* **Exercise aim**:
Repeat verbatim the lines from the one containing "Give me the matplotlib source for this chart." to the one containing "from matplotlib.offsetbox import", ends included, minus any pictures.

Raw records:
***

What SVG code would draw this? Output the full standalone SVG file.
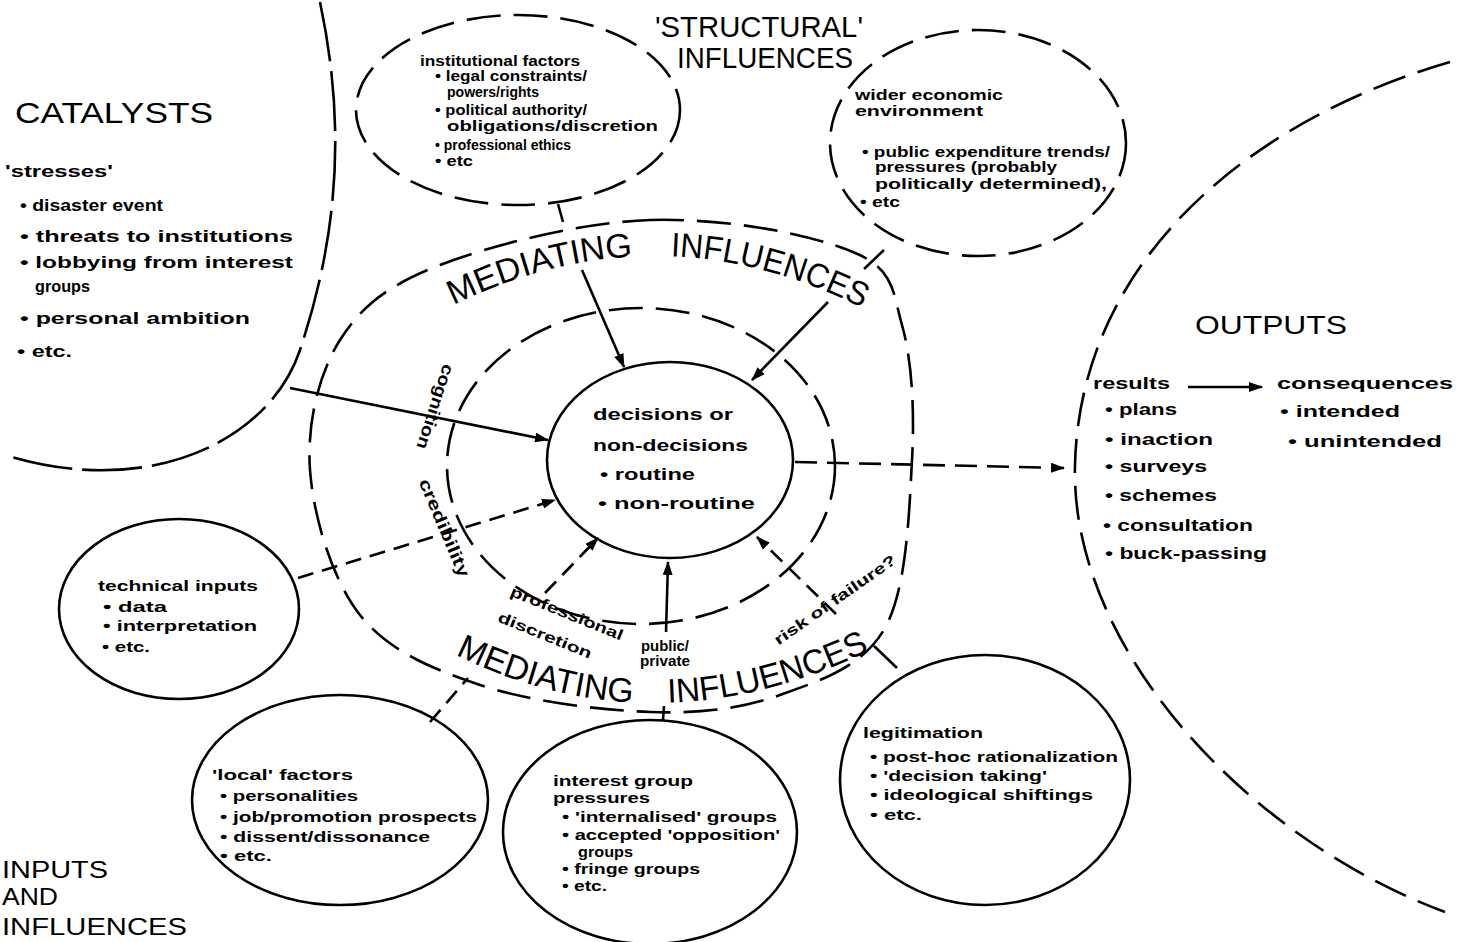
<svg xmlns="http://www.w3.org/2000/svg" width="1458" height="942" viewBox="0 0 1458 942">
<style>
.sol{fill:none;stroke:#000;stroke-width:2.6}
.dl{fill:none;stroke:#000;stroke-width:2.6;stroke-dasharray:34 13}
.dc{fill:none;stroke:#000;stroke-width:2.6;stroke-dasharray:16 9}
.bd{fill:none;stroke:#000;stroke-width:2.6;stroke-dasharray:60 10}
.ln{fill:none;stroke:#000;stroke-width:2.6}
text{font-family:"Liberation Sans",Arial,sans-serif;fill:#000}
.h{font-size:30px}
.t{font-size:15px;font-weight:bold}
.m{font-size:17px;font-weight:bold}
.big{font-size:34px}
</style>
<defs>
<marker id="ah" viewBox="0 0 14 10" refX="13" refY="5" markerWidth="14" markerHeight="10" markerUnits="userSpaceOnUse" orient="auto"><path d="M0,0 L14,5 L0,10 z" fill="#000"/></marker>
<path id="arcTop" d="M440,312 Q655,200 870,312"/>
<path id="arcBot" d="M450,652 Q655,756 875,648"/>
</defs>
<rect width="1458" height="942" fill="#fff"/>

<g id="catalysts">
<path class="bd" d="M320,2 C345,120 340,230 300,350 C270,440 150,500 5,455"/>
<text class="h" x="15" y="123" textLength="198" lengthAdjust="spacingAndGlyphs">CATALYSTS</text>
<text class="m" x="5" y="177" textLength="108" lengthAdjust="spacingAndGlyphs">'stresses'</text>
<text class="m" x="20" y="211" textLength="143" lengthAdjust="spacingAndGlyphs">• disaster event</text>
<text class="m" x="20" y="242" textLength="273" lengthAdjust="spacingAndGlyphs">• threats to institutions</text>
<text class="m" x="20" y="268" textLength="273" lengthAdjust="spacingAndGlyphs">• lobbying from interest</text>
<text class="m" x="35" y="292" textLength="55" lengthAdjust="spacingAndGlyphs">groups</text>
<text class="m" x="20" y="324" textLength="230" lengthAdjust="spacingAndGlyphs">• personal ambition</text>
<text class="m" x="17" y="357" textLength="55" lengthAdjust="spacingAndGlyphs">• etc.</text>
</g>

<g id="structural">
<text class="h" x="655" y="37" textLength="208" lengthAdjust="spacingAndGlyphs">'STRUCTURAL'</text>
<text class="h" x="677" y="68" textLength="176" lengthAdjust="spacingAndGlyphs">INFLUENCES</text>
</g>

<g id="institutional">
<ellipse class="dl" cx="518" cy="110" rx="162" ry="95"/>
<text class="t" x="420" y="66" textLength="160" lengthAdjust="spacingAndGlyphs">institutional factors</text>
<text class="t" x="435" y="81" textLength="152" lengthAdjust="spacingAndGlyphs">• legal constraints/</text>
<text class="t" x="447" y="97" textLength="92" lengthAdjust="spacingAndGlyphs">powers/rights</text>
<text class="t" x="435" y="115" textLength="152" lengthAdjust="spacingAndGlyphs">• political authority/</text>
<text class="t" x="447" y="131" textLength="211" lengthAdjust="spacingAndGlyphs">obligations/discretion</text>
<text class="t" x="435" y="150" textLength="136" lengthAdjust="spacingAndGlyphs">• professional ethics</text>
<text class="t" x="435" y="166" textLength="38" lengthAdjust="spacingAndGlyphs">• etc</text>
</g>

<g id="economic">
<ellipse class="dl" cx="978" cy="143" rx="148" ry="113"/>
<text class="t" x="855" y="100" textLength="148" lengthAdjust="spacingAndGlyphs">wider economic</text>
<text class="t" x="855" y="116" textLength="128" lengthAdjust="spacingAndGlyphs">environment</text>
<text class="t" x="862" y="157" textLength="248" lengthAdjust="spacingAndGlyphs">• public expenditure trends/</text>
<text class="t" x="875" y="172" textLength="182" lengthAdjust="spacingAndGlyphs">pressures (probably</text>
<text class="t" x="875" y="189" textLength="232" lengthAdjust="spacingAndGlyphs">politically determined),</text>
<text class="t" x="860" y="207" textLength="40" lengthAdjust="spacingAndGlyphs">• etc</text>
</g>

<g id="mediating">
<path class="dl" d="M650,220 C720,218 805,232 853,252 C895,269.5 892.2,290.3 902,325 C911.8,359.7 914.8,409.5 912,460 C909.2,510.5 907,588.8 885,628 C863,667.2 819.2,681 780,695 C740.8,709 700,713.7 650,712 C600,710.3 528.3,701.2 480,685 C431.7,668.8 388.3,650.8 360,615 C331.7,579.2 313.3,515.8 310,470 C306.7,424.2 318.3,374.2 340,340 C361.7,305.8 388.3,285 440,265 C491.7,245 581.2,222.2 650,220 Z"/>
<ellipse class="dl" cx="641" cy="466" rx="194" ry="158"/>
<text class="big"><textPath href="#arcTop" startOffset="15" textLength="187" lengthAdjust="spacingAndGlyphs">MEDIATING</textPath></text>
<text class="big"><textPath href="#arcTop" startOffset="240" textLength="200" lengthAdjust="spacingAndGlyphs">INFLUENCES</textPath></text>
<text class="big"><textPath href="#arcBot" startOffset="6" textLength="185" lengthAdjust="spacingAndGlyphs">MEDIATING</textPath></text>
<text class="big"><textPath href="#arcBot" startOffset="226" textLength="210" lengthAdjust="spacingAndGlyphs">INFLUENCES</textPath></text>
<text class="m" text-anchor="middle" transform="translate(430,405) rotate(108)" textLength="88" lengthAdjust="spacingAndGlyphs">cognition</text>
<text class="m" text-anchor="middle" transform="translate(439,530) rotate(67)" textLength="105" lengthAdjust="spacingAndGlyphs">credibility</text>
<text class="t" text-anchor="middle" transform="translate(565,618) rotate(22)" textLength="120" lengthAdjust="spacingAndGlyphs">professional</text>
<text class="t" text-anchor="middle" transform="translate(543,640) rotate(22)" textLength="100" lengthAdjust="spacingAndGlyphs">discretion</text>
<text class="t" x="641" y="651" textLength="48" lengthAdjust="spacingAndGlyphs">public/</text>
<text class="t" x="640" y="666" textLength="50" lengthAdjust="spacingAndGlyphs">private</text>
<text class="t" text-anchor="middle" transform="translate(838,604) rotate(-35)" textLength="145" lengthAdjust="spacingAndGlyphs">risk of failure?</text>
</g>

<g id="decisions">
<ellipse class="sol" cx="670" cy="460" rx="123" ry="98"/>
<text class="m" x="593" y="420" textLength="140" lengthAdjust="spacingAndGlyphs">decisions or</text>
<text class="m" x="593" y="451" textLength="155" lengthAdjust="spacingAndGlyphs">non-decisions</text>
<text class="m" x="600" y="480" textLength="95" lengthAdjust="spacingAndGlyphs">• routine</text>
<text class="m" x="598" y="509" textLength="157" lengthAdjust="spacingAndGlyphs">• non-routine</text>
</g>

<g id="technical">
<ellipse class="sol" cx="179" cy="609" rx="120" ry="90"/>
<text class="t" x="98" y="591" textLength="160" lengthAdjust="spacingAndGlyphs">technical inputs</text>
<text class="t" x="103" y="612" textLength="64" lengthAdjust="spacingAndGlyphs">• data</text>
<text class="t" x="103" y="631" textLength="154" lengthAdjust="spacingAndGlyphs">• interpretation</text>
<text class="t" x="102" y="652" textLength="48" lengthAdjust="spacingAndGlyphs">• etc.</text>
</g>

<g id="local">
<ellipse class="sol" cx="340" cy="800" rx="148" ry="105"/>
<text class="t" x="212" y="780" textLength="141" lengthAdjust="spacingAndGlyphs">'local' factors</text>
<text class="t" x="220" y="801" textLength="138" lengthAdjust="spacingAndGlyphs">• personalities</text>
<text class="t" x="220" y="822" textLength="257" lengthAdjust="spacingAndGlyphs">• job/promotion prospects</text>
<text class="t" x="220" y="842" textLength="210" lengthAdjust="spacingAndGlyphs">• dissent/dissonance</text>
<text class="t" x="220" y="861" textLength="52" lengthAdjust="spacingAndGlyphs">• etc.</text>
</g>

<g id="interest">
<ellipse class="sol" cx="650" cy="832" rx="147" ry="112"/>
<text class="t" x="553" y="786" textLength="140" lengthAdjust="spacingAndGlyphs">interest group</text>
<text class="t" x="553" y="803" textLength="97" lengthAdjust="spacingAndGlyphs">pressures</text>
<text class="t" x="562" y="822" textLength="215" lengthAdjust="spacingAndGlyphs">• 'internalised' groups</text>
<text class="t" x="562" y="840" textLength="218" lengthAdjust="spacingAndGlyphs">• accepted 'opposition'</text>
<text class="t" x="578" y="857" textLength="55" lengthAdjust="spacingAndGlyphs">groups</text>
<text class="t" x="562" y="874" textLength="138" lengthAdjust="spacingAndGlyphs">• fringe groups</text>
<text class="t" x="562" y="891" textLength="45" lengthAdjust="spacingAndGlyphs">• etc.</text>
</g>

<g id="legitimation">
<ellipse class="sol" cx="985" cy="780" rx="145" ry="125"/>
<text class="t" x="863" y="738" textLength="120" lengthAdjust="spacingAndGlyphs">legitimation</text>
<text class="t" x="870" y="762" textLength="248" lengthAdjust="spacingAndGlyphs">• post-hoc rationalization</text>
<text class="t" x="870" y="781" textLength="177" lengthAdjust="spacingAndGlyphs">• 'decision taking'</text>
<text class="t" x="870" y="800" textLength="223" lengthAdjust="spacingAndGlyphs">• ideological shiftings</text>
<text class="t" x="870" y="820" textLength="52" lengthAdjust="spacingAndGlyphs">• etc.</text>
</g>

<g id="outputs">
<path class="dl" d="M1450,62 C1250,120 1080,260 1075,465 C1070,650 1250,840 1445,912"/>
<text class="h" x="1195" y="334" textLength="152" lengthAdjust="spacingAndGlyphs" style="font-size:26px">OUTPUTS</text>
<text class="m" x="1093" y="389" textLength="77" lengthAdjust="spacingAndGlyphs">results</text>
<text class="m" x="1277" y="389" textLength="176" lengthAdjust="spacingAndGlyphs">consequences</text>
<text class="m" x="1105" y="415" textLength="72" lengthAdjust="spacingAndGlyphs">• plans</text>
<text class="m" x="1105" y="445" textLength="108" lengthAdjust="spacingAndGlyphs">• inaction</text>
<text class="m" x="1105" y="472" textLength="102" lengthAdjust="spacingAndGlyphs">• surveys</text>
<text class="m" x="1105" y="501" textLength="112" lengthAdjust="spacingAndGlyphs">• schemes</text>
<text class="m" x="1103" y="531" textLength="150" lengthAdjust="spacingAndGlyphs">• consultation</text>
<text class="m" x="1105" y="559" textLength="162" lengthAdjust="spacingAndGlyphs">• buck-passing</text>
<text class="m" x="1280" y="417" textLength="120" lengthAdjust="spacingAndGlyphs">• intended</text>
<text class="m" x="1288" y="447" textLength="154" lengthAdjust="spacingAndGlyphs">• unintended</text>
</g>

<g id="inputs">
<text class="h" x="2" y="878" textLength="106" lengthAdjust="spacingAndGlyphs" style="font-size:24px">INPUTS</text>
<text class="h" x="2" y="905" textLength="56" lengthAdjust="spacingAndGlyphs" style="font-size:24px">AND</text>
<text class="h" x="2" y="935" textLength="185" lengthAdjust="spacingAndGlyphs" style="font-size:24px">INFLUENCES</text>
</g>

<g id="connectors">
<line class="ln" x1="290" y1="388" x2="548" y2="440" marker-end="url(#ah)"/>
<line class="dc" x1="298" y1="578" x2="555" y2="500" marker-end="url(#ah)"/>
<line class="dc" x1="430" y1="722" x2="468" y2="678"/>
<line class="dc" x1="545" y1="593" x2="598" y2="538" marker-end="url(#ah)"/>
<line class="ln" x1="663" y1="720" x2="664" y2="706"/>
<line class="ln" x1="666" y1="632" x2="668" y2="562" marker-end="url(#ah)"/>
<line class="ln" x1="874" y1="646" x2="897" y2="668"/>
<line class="dc" x1="836" y1="614" x2="757" y2="537" marker-end="url(#ah)"/>
<line class="ln" x1="558" y1="204" x2="563" y2="222"/>
<line class="ln" x1="582" y1="270" x2="624" y2="367" marker-end="url(#ah)"/>
<line class="ln" x1="884" y1="250" x2="864" y2="269"/>
<line class="ln" x1="828" y1="302" x2="752" y2="380" marker-end="url(#ah)"/>
<line class="dc" x1="795" y1="462" x2="1064" y2="468" style="stroke-dasharray:22 10" marker-end="url(#ah)"/>
<line class="ln" x1="1188" y1="387" x2="1262" y2="387" marker-end="url(#ah)"/>
</g>
</svg>
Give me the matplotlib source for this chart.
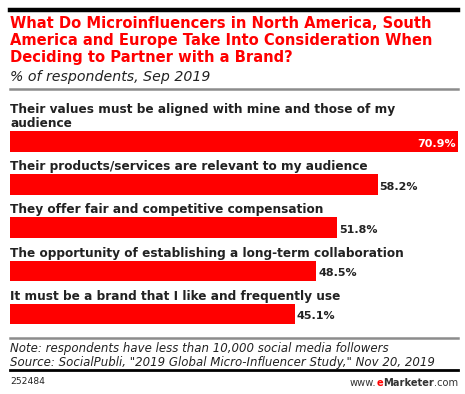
import matplotlib
matplotlib.use("Agg")
import matplotlib.pyplot as plt
from matplotlib.offsetbox import HPacker, TextArea, AnchoredOffsetbox

categories = [
    "Their values must be aligned with mine and those of my\naudience",
    "Their products/services are relevant to my audience",
    "They offer fair and competitive compensation",
    "The opportunity of establishing a long-term collaboration",
    "It must be a brand that I like and frequently use",
]
values = [70.9, 58.2, 51.8, 48.5, 45.1]
value_labels = ["70.9%", "58.2%", "51.8%", "48.5%", "45.1%"]

W, H = 465, 394
fig = plt.figure(figsize=(W / 100, H / 100), dpi=100)
fig.patch.set_facecolor("white")

def fx(px):
    return px / W

def fy(py):
    return 1 - py / H

FONT = "DejaVu Sans"
RED = "#ff0000"
DARK = "#222222"

# Top black rule
fig.add_artist(plt.Line2D([fx(10), fx(458)], [fy(10), fy(10)], color="black", lw=3.2))
# Title
title_lines = ["What Do Microinfluencers in North America, South",
               "America and Europe Take Into Consideration When",
               "Deciding to Partner with a Brand?"]
for k, line in enumerate(title_lines):
    fig.text(fx(10), fy(28.3 + k * 16.7), line, color=RED, fontsize=10.6, fontweight="bold",
             family=FONT, va="baseline", ha="left")
fig.text(fx(10), fy(81), "% of respondents, Sep 2019", color=DARK, fontsize=10.2,
         style="italic", family=FONT, va="baseline", ha="left")
fig.add_artist(plt.Line2D([fx(10), fx(458)], [fy(89), fy(89)], color="#8c8c8c", lw=1.8))

# Bars axes (pixel units in y)
ax = fig.add_axes([fx(10), fy(394), fx(458) - fx(10), 1.0])
ax.set_xlim(0, max(values))
ax.set_ylim(394, 0)
ax.axis("off")

centers = [141.5 + i * 43.1 for i in range(len(values))]
bar_h = 20.5
ax.barh(centers, values, height=bar_h, color=RED, edgecolor="none")

for i, (c, v, lab, cat) in enumerate(zip(centers, values, value_labels, categories)):
    lines = cat.split("\n")
    n = len(lines)
    for k, line in enumerate(lines):
        ax.text(0, c - bar_h / 2 - 4 - (n - 1 - k) * 14, line, ha="left", va="baseline",
                fontsize=8.72, fontweight="bold", color=DARK, family=FONT)
    if i == 0:
        ax.text(v - 0.3, c + 5, lab, ha="right", va="baseline", fontsize=8.0,
                fontweight="bold", color="white", family=FONT)
    else:
        ax.text(v + 0.3, c + 5, lab, ha="left", va="baseline", fontsize=8.0,
                fontweight="bold", color=DARK, family=FONT)

# Bottom
fig.add_artist(plt.Line2D([fx(10), fx(458)], [fy(338), fy(338)], color="#8c8c8c", lw=1.8))
fig.text(fx(10), fy(352), "Note: respondents have less than 10,000 social media followers",
         color=DARK, fontsize=8.5, style="italic", family=FONT, va="baseline", ha="left")
fig.text(fx(10), fy(366), "Source: SocialPubli, \"2019 Global Micro-Influencer Study,\" Nov 20, 2019",
         color=DARK, fontsize=8.45, style="italic", family=FONT, va="baseline", ha="left")
fig.add_artist(plt.Line2D([fx(10), fx(458)], [fy(370), fy(370)], color="black", lw=2))
fig.text(fx(10), fy(384), "252484", color=DARK, fontsize=6.6, family=FONT, va="baseline", ha="left")

parts = [
    TextArea("www.", textprops=dict(color="#333333", fontsize=7.1, family=FONT)),
    TextArea("e", textprops=dict(color=RED, fontsize=7.1, family=FONT, fontweight="bold")),
    TextArea("Marketer", textprops=dict(color="#333333", fontsize=7.1, family=FONT, fontweight="bold")),
    TextArea(".com", textprops=dict(color="#333333", fontsize=7.1, family=FONT)),
]
box = HPacker(children=parts, align="baseline", pad=0, sep=0)
ab = AnchoredOffsetbox(loc="lower right", child=box, pad=0, frameon=False,
                       bbox_to_anchor=(fx(458), fy(388)), bbox_transform=fig.transFigure,
                       borderpad=0)
fig.add_artist(ab)

fig.savefig("out.png", dpi=100)
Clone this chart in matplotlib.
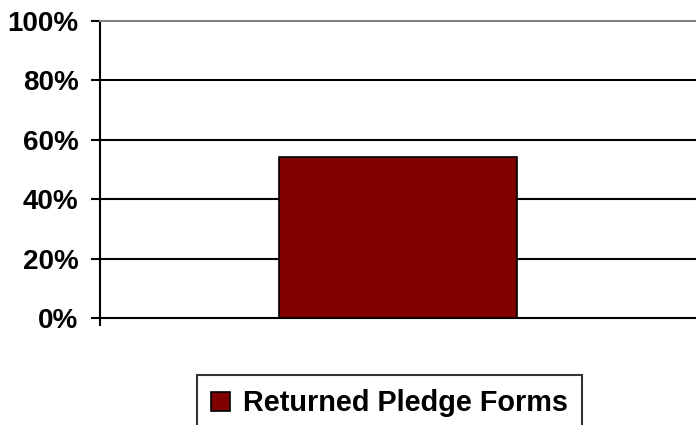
import matplotlib
matplotlib.use("Agg")
import matplotlib.pyplot as plt
from matplotlib.patches import Patch

categories = ["Returned Pledge Forms"]
values = [54.2]
yticks = [0, 20, 40, 60, 80, 100]
ytick_labels = ["0%", "20%", "40%", "60%", "80%", "100%"]

plt.rcParams['font.family'] = ['Liberation Sans', 'DejaVu Sans']

W, H = 696, 425
fig = plt.figure(figsize=(W / 100, H / 100), dpi=100)
ax = fig.add_axes([100 / W, 1 - 318 / H, 596 / W, 297 / H])

bar_color = "#800000"
ax.bar([0], values, width=0.4, color=bar_color, edgecolor="black", linewidth=1.2, zorder=3)

ax.set_xlim(-0.5, 0.5)
ax.set_ylim(0, 100)
ax.set_yticks(yticks)
ax.set_yticklabels(ytick_labels, fontsize=20, fontweight="bold")
for y in yticks[1:-1]:
    ax.axhline(y, color="black", linewidth=1.5, zorder=1)

ax.set_xticks([-0.5])
ax.set_xticklabels([""])
ax.tick_params(axis="x", direction="out", length=6, width=1.5, color="black")
ax.tick_params(axis="y", direction="out", length=6.5, width=1.5, color="black", pad=9)

ax.spines["left"].set_linewidth(1.5)
ax.spines["left"].set_color("black")
ax.spines["bottom"].set_linewidth(1.5)
ax.spines["bottom"].set_color("black")
ax.spines["top"].set_linewidth(1.5)
ax.spines["top"].set_color("#808080")
ax.spines["right"].set_visible(False)

handles = [Patch(facecolor=bar_color, edgecolor="black", linewidth=1.2)]
leg = fig.legend(handles, categories, loc="upper center",
                 bbox_to_anchor=(389.5 / W, 1 - 375 / H),
                 frameon=True, fancybox=False, edgecolor="black",
                 prop={"size": 20.8, "weight": "bold"},
                 handlelength=0.65, handleheight=0.65, handletextpad=0.45,
                 borderpad=0.5, borderaxespad=0)
leg.get_frame().set_linewidth(1.5)

fig.savefig("out.png", dpi=100)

***

* **Finished task**:
Give me the matplotlib source for this chart.
import matplotlib
matplotlib.use("Agg")
import matplotlib.pyplot as plt
from matplotlib.offsetbox import HPacker, TextArea, AnchoredOffsetbox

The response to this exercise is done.